- Here Marco speaks of the remarkable population of the Andaman
Islands - Oriental negroes in the lowest state of barbarism - who have
remained in their isolated and degraded condition, so near the shores of
great civilised countries, for so many ages. "Rice and milk" they have
not, and their fruits are only wild ones.
[From the Sing-ch'a Sheng-lan quoted by Professor Schlegel (Geog.
Notes, I. p. 8) we learn that these islanders have neither "rice or corn,
but only descend into the sea and catch fish and shrimps in their nets;
they also plant Banians and Cocoa-trees for their food." - H.C.]
I imagine our traveller's form Angamanain to be an Arabic (oblique)
dual - "The two ANDAMANS," viz. The Great and The Little, the former being
in truth a chain of three islands, but so close and nearly continuous as
to form apparently one, and to be named as such.
[Illustration: The Borus. (From a Manuscript.)]
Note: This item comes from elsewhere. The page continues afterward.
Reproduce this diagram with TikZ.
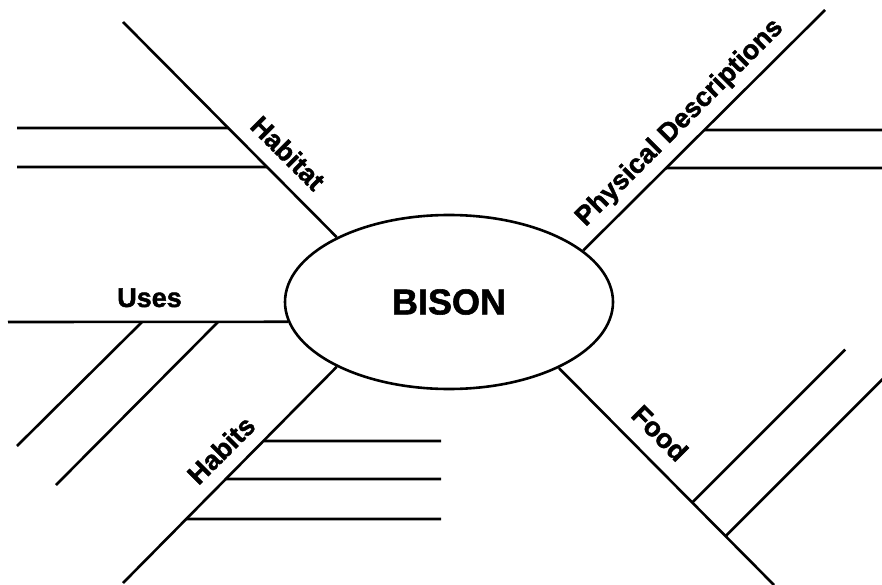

[Professor Schlegel writes (Geog. Notes. I. p. 12): "This etymology is
to be rejected because the old Chinese transcription gives So - (or
Sun) daman.... The Pien-i-tien (ch. 107, I. fol. 30) gives a
description of Andaman, here called An-to-man kwoh, quoted from the
San-tsai Tu-hwui." - H.C.]
The origin of the name seems to be unknown.